Washington's mayor has offered a tempting stadium financing deal that wouldn't require potential owners to kick in a cent for construction if the Montreal Expos come to town. Planners are waxing lyrical about America's pastime as an engine for urban renewal; business owners are daydreaming about dollars; sports fans are just waiting to hear when they can buy tickets.
But for boosters, it's more of a nail-biter than a tie game in the ninth inning with the bases loaded and two outs. They fear that this is the city's last best chance to play ball again, and that firm opposition by Orioles managing partner Peter G. Angelos could doom it.
Imagine how Baltimore would feel, they say with some bitterness, if football never returned to the city because the Redskins prevented it.
"Everybody has done everything that Major League Baseball has asked, everything," said sports marketer Charlie Brotman, who announced for the Washington Senators for years until they left town in 1971. "We couldn't do anything more. So if they turn us down now, ... I don't think it's ever going to happen."
All of this has put the nation's capital in the unusual position of having to justify its importance and make a case that it is definitively separate from its less-prominent neighbor 38 miles to the north.
They argue that it's not the same quiet government town it was in the 1960s and early 1970s, when the Senators sometimes played to crowds of fewer than 1,000. With nearly 5 million residents, the Washington area is the most populous in the nation without a team.
For Major League Baseball to snub it "is, I think, foolhardy," said Bill Hanbury, chief executive of the Washington, DC Convention and Tourism Corp.
Baseball has been coy about what decision it might make -- and has put off making one -- but Washingtonians were buoyed when its relocation committee visited last month.
"If we weren't serious about Washington, we wouldn't be here," John McHale Jr., the league's executive vice president of administration, said at the time.

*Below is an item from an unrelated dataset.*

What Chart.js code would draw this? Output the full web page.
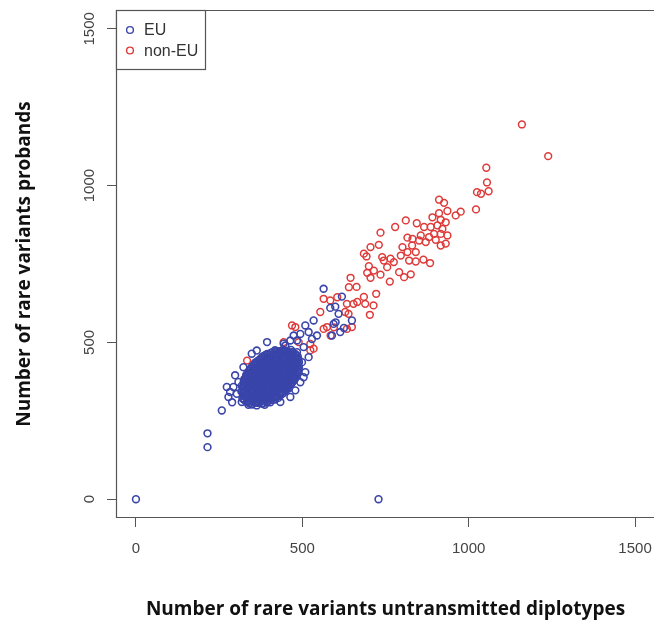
<!DOCTYPE html>
<html lang="en">
<head>
<meta charset="UTF-8">
<title>Rare variants: probands vs untransmitted diplotypes</title>
<script src="https://cdn.jsdelivr.net/npm/chart.js"></script>
<style>
  html, body {
    margin: 0;
    padding: 0;
    background: #fff;
    overflow: hidden;
  }
  #wrap {
    width: 656px;
    height: 624px;
  }
</style>
</head>
<body>
<div id="wrap">
  <canvas id="scatter" width="656" height="624"></canvas>
</div>
<script>
// axis ticks
const xTicks = [0, 500, 1000, 1500];
const yTicks = [0, 500, 1000, 1500];
const seriesNames = ['EU', 'non-EU'];
const seriesColors = ['#3a45aa', '#de3a3a'];

// EU samples [untransmitted, probands]
const euPoints = [
  // dense core
  [342,305],[349,302],[365,307],[380,304],[387,301],
  [326,316],[338,312],[350,318],[360,314],[374,311],[386,317],[396,313],[408,316],[417,320],
  [320,322],[331,326],[345,323],[355,327],[369,321],[378,325],[393,324],[403,320],[417,326],[428,323],
  [322,335],[336,331],[348,336],[359,333],[372,338],[384,332],[395,335],[409,337],[420,331],[432,334],[440,336],
  [317,343],[328,346],[343,341],[353,345],[367,347],[377,342],[391,344],[401,346],[415,341],[425,347],[439,343],[449,345],
  [321,356],[335,352],[346,357],[360,353],[371,355],[384,351],[396,357],[407,354],[421,352],[431,356],[445,353],[455,357],[460,354],
  [318,362],[330,366],[344,363],[354,367],[368,361],[379,365],[392,364],[402,368],[416,362],[426,366],[440,363],[451,361],[464,365],
  [324,375],[338,372],[349,377],[362,373],[373,376],[387,371],[398,375],[411,378],[422,372],[436,376],[447,374],[460,377],[470,373],[474,378],
  [326,383],[336,386],[350,382],[360,387],[374,384],[384,381],[398,386],[408,383],[422,385],[432,382],[446,387],[456,384],[469,381],[479,385],
  [331,395],[344,392],[356,397],[369,393],[381,396],[392,391],[405,395],[417,398],[429,392],[441,396],[453,394],[466,397],[476,393],[484,396],
  [335,403],[346,406],[360,402],[370,407],[384,404],[394,401],[408,406],[418,403],[432,405],[442,402],[456,407],[466,404],[480,401],[487,405],
  [343,415],[357,412],[368,417],[381,413],[393,416],[404,411],[417,415],[429,418],[441,412],[452,416],[465,414],[477,417],[488,413],
  [349,423],[360,426],[374,422],[384,427],[398,424],[408,421],[422,426],[432,423],[446,425],[456,422],[470,427],[480,424],[490,421],
  [358,435],[372,432],[384,437],[397,433],[408,436],[421,431],[432,435],[445,438],[456,432],[469,436],[480,434],[490,437],
  [369,443],[380,446],[394,442],[404,447],[418,444],[428,441],[442,446],[452,443],[466,445],[476,442],[488,447],
  [381,455],[395,452],[406,457],[419,453],[430,456],[443,451],[455,455],[466,458],[478,452],[486,456],
  [394,463],[405,466],[419,462],[429,467],[443,464],[453,461],[467,466],[479,463],
  [418,475],[431,472],[442,477],[455,473],[466,476],
  // more of the core, between the rows above
  [333,309],[345,311],[357,308],[369,310],[381,307],[393,310],[404,309],
  [323,319],[335,321],[347,318],[359,320],[371,317],[383,322],[395,319],[407,321],[419,318],
  [325,329],[338,331],[350,328],[362,330],[374,327],[386,332],[398,329],[410,331],[422,328],[433,330],
  [323,339],[335,341],[347,338],[359,340],[371,337],[383,342],[395,339],[407,341],[419,338],[431,340],[443,339],
  [323,349],[336,351],[348,348],[360,350],[372,347],[384,352],[396,349],[408,351],[420,348],[432,350],[444,349],[454,351],
  [324,359],[336,361],[348,358],[360,360],[372,357],[384,362],[396,359],[408,361],[420,358],[432,360],[444,359],[456,361],
  [325,369],[337,371],[349,368],[361,370],[373,367],[385,372],[397,369],[409,371],[421,368],[433,370],[445,369],[457,371],[467,368],
  [329,379],[341,381],[353,378],[365,380],[377,377],[389,382],[401,379],[413,381],[425,378],[437,380],[449,379],[461,381],[473,378],
  [331,389],[343,391],[355,388],[367,390],[379,387],[391,392],[403,389],[415,391],[427,388],[439,390],[451,389],[463,391],[475,388],
  [338,399],[350,401],[362,398],[374,400],[386,397],[398,402],[410,399],[422,401],[434,398],[446,400],[458,399],[470,401],[481,398],
  [340,409],[352,411],[364,408],[376,410],[388,407],[400,412],[412,409],[424,411],[436,408],[448,410],[460,409],[472,411],[484,408],
  [354,419],[366,421],[378,418],[390,420],[402,417],[414,422],[426,419],[438,421],[450,418],[462,420],[474,419],[486,421],
  [355,429],[367,431],[379,428],[391,430],[403,427],[415,432],[427,429],[439,431],[451,428],[463,430],[475,429],[487,431],
  [364,439],[376,441],[388,438],[400,440],[412,437],[424,442],[436,439],[448,441],[460,438],[472,440],[484,439],
  [375,449],[387,451],[399,448],[411,450],[423,447],[435,452],[447,449],[459,451],[471,448],[483,450],
  [388,459],[400,461],[412,458],[424,460],[436,457],[448,462],[460,459],[472,461],[481,458],
  [410,469],[422,471],[434,468],[446,470],[458,467],[470,469],
  // edge of the core
  [258,283],[273,358],[283,342],[293,358],[278,326],[303,336],[308,374],[318,310],[338,301],[363,299],
  [394,308],[298,395],[323,421],[348,464],[363,474],[394,501],[444,496],[484,448],[499,437],[504,389],
  [494,373],[509,405],[479,347],[464,326],[434,310],[444,474],[484,469],[289,309],
  // tail towards non-EU
  [564,671],[619,646],[599,614],[584,610],[609,591],[594,559],[614,533],[589,522],[649,570],[534,570],
  [509,554],[494,527],[519,533],[529,511],[474,522],[504,485],[484,506],[464,506],[449,490],[625,546],
  [600,564],[519,453],[544,522],
  // outliers
  [0,0],[729,0],[215,210],[215,166]
];

// non-EU samples
const nonEuPoints = [
  [1160,1195],[1239,1094],[1053,1057],[1055,1010],[1060,982],[1025,979],[1037,974],[1022,924],
  [911,955],[926,945],[976,917],[961,905],[911,912],[936,919],[891,899],[916,891],[811,889],[844,880],
  [779,868],[735,850],[730,811],[685,783],[693,774],[700,743],[695,722],[705,706],[735,716],[763,694],
  [645,706],[663,677],[722,655],[703,588],[665,629],[685,645],[826,717],[806,708],[791,724],[745,761],
  [765,767],[740,772],[796,777],[821,761],[841,758],[864,764],[884,753],[816,788],[841,788],[801,804],
  [816,834],[831,830],[856,841],[881,836],[896,846],[916,846],[936,841],[931,815],[916,809],[871,820],
  [851,825],[886,868],[906,873],[921,862],[866,868],[931,883],[901,827],[830,809],[775,756],[755,740],
  [705,804],[715,729],[654,623],[634,623],[629,597],[639,591],[564,639],[584,634],[554,597],[564,543],
  [574,549],[634,543],[649,549],[469,554],[479,549],[534,480],[524,475],[689,623],[714,618],[640,676],
  [605,644],[595,548],[585,522],[524,495],[489,501],[444,501],[334,442]
];

const toXY = pts => pts.map(p => ({ x: p[0], y: p[1] }));

// box round the plot (its right side falls off the page) plus the legend
const frameAndLegend = {
  id: 'frameAndLegend',
  afterDatasetsDraw(chart) {
    const ctx = chart.ctx;
    const a = chart.chartArea;
    ctx.save();
    ctx.strokeStyle = '#555';
    ctx.lineWidth = 1.2;
    ctx.beginPath();
    ctx.moveTo(a.right + 2, a.top + 0.5);
    ctx.lineTo(a.left + 0.5, a.top + 0.5);
    ctx.lineTo(a.left + 0.5, a.bottom - 0.5);
    ctx.lineTo(a.right + 2, a.bottom - 0.5);
    ctx.stroke();

    const lw = 89, lh = 59;
    ctx.fillStyle = '#fff';
    ctx.fillRect(a.left + 0.5, a.top + 0.5, lw, lh);
    ctx.strokeRect(a.left + 0.5, a.top + 0.5, lw, lh);
    ctx.font = '16px "Liberation Sans", Arial, sans-serif';
    ctx.textBaseline = 'middle';
    seriesNames.forEach((name, i) => {
      const cy = a.top + 20 + i * 20.5;
      ctx.beginPath();
      ctx.arc(a.left + 14, cy, 3.4, 0, Math.PI * 2);
      ctx.strokeStyle = seriesColors[i];
      ctx.lineWidth = 1.4;
      ctx.stroke();
      ctx.fillStyle = '#333';
      ctx.fillText(name, a.left + 28, cy + 1);
    });
    ctx.restore();
  }
};

const tickFont = { family: '"Liberation Sans", Arial, sans-serif', size: 15 };
const titleFont = { family: '"Open Sans", Lato, sans-serif', size: 19, weight: 'bold' };
const plainNumber = v => String(v);

new Chart(document.getElementById('scatter'), {
  type: 'scatter',
  data: {
    datasets: [
      {
        label: seriesNames[0],
        data: toXY(euPoints),
        borderColor: seriesColors[0],
        backgroundColor: 'rgba(0,0,0,0)',
        pointRadius: 3.4,
        pointBorderWidth: 1.6,
        pointHoverRadius: 3.4
      },
      {
        label: seriesNames[1],
        data: toXY(nonEuPoints),
        borderColor: seriesColors[1],
        backgroundColor: 'rgba(0,0,0,0)',
        pointRadius: 3.4,
        pointBorderWidth: 1.5,
        pointHoverRadius: 3.4
      }
    ]
  },
  options: {
    responsive: false,
    animation: false,
    devicePixelRatio: 1,
    layout: { autoPadding: false, padding: { top: 10, right: 1, left: 0, bottom: 0 } },
    plugins: {
      legend: { display: false },
      tooltip: { enabled: false }
    },
    events: [],
    scales: {
      x: {
        type: 'linear',
        min: -60,
        max: 1560,
        afterBuildTicks: s => { s.ticks = xTicks.map(v => ({ value: v })); },
        afterFit: s => { s.height = 106; s.paddingLeft = 0; s.paddingRight = 0; },
        border: { display: false },
        grid: {
          drawOnChartArea: false,
          drawTicks: true,
          tickLength: 9,
          color: '#555'
        },
        ticks: {
          font: tickFont,
          color: '#444',
          padding: 13,
          maxRotation: 0,
          callback: plainNumber
        },
        title: {
          display: true,
          text: 'Number of rare variants untransmitted diplotypes',
          font: titleFont,
          color: '#111',
          padding: { top: 0, bottom: 3 }
        }
      },
      y: {
        type: 'linear',
        min: -60,
        max: 1560,
        afterBuildTicks: s => { s.ticks = yTicks.map(v => ({ value: v })); },
        afterFit: s => { s.width = 116; s.paddingTop = 0; s.paddingBottom = 0; },
        border: { display: false },
        grid: {
          drawOnChartArea: false,
          drawTicks: true,
          tickLength: 9,
          color: '#555'
        },
        ticks: {
          font: tickFont,
          color: '#444',
          padding: 0,
          minRotation: 90,
          maxRotation: 90,
          crossAlign: 'center',
          callback: plainNumber
        },
        title: {
          display: true,
          text: 'Number of rare variants probands',
          font: titleFont,
          color: '#111',
          padding: { top: 13, bottom: 0 }
        }
      }
    }
  },
  plugins: [frameAndLegend]
});
</script>
</body>
</html>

Hanbury wants professional baseball back because he is in the business of attracting visitors and finding activities for them to spend their money on. Tourists who complain that there's not enough to do after dark in Washington could attend one of the 70 or so night games each season, he said.
"It will absolutely, unequivocally help us," Hanbury said.
City leaders see a stadium as a magnet of a different sort that would pull in new shops, offices and even homes. They're delighted at the renaissance prompted by the 7-year-old MCI Center on F Street and think baseball could do the same for any of the three downtown stadium sites preferred by city leaders.
"It would just accelerate the growth that would naturally happen," said Chris Bender, a spokesman for the city's Office of Planning and Economic Development. "It's a new way to revitalize a community."
The city plans to finance the project with bonds, to be paid back from a tax on tickets, on parking, on purchases at the ballpark and on larger local businesses.
One plan calls for building a $278 million ballpark at the RFK Stadium parking lot. City officials prefer three downtown sites, which have more "spin-off" potential because the surrounding areas could be more easily redeveloped, but those would cost as much as $383 million and require the team's owners to make lease payments.
Those sites are at New York Avenue near North Capitol Street; South Capitol and M streets; and between L'Enfant Plaza and Maine Avenue, a tricky spot that would require building over Interstate 395. None of them is far from the aged monuments and buildings that would -- partisans point out -- make a breathtaking backdrop for the stands.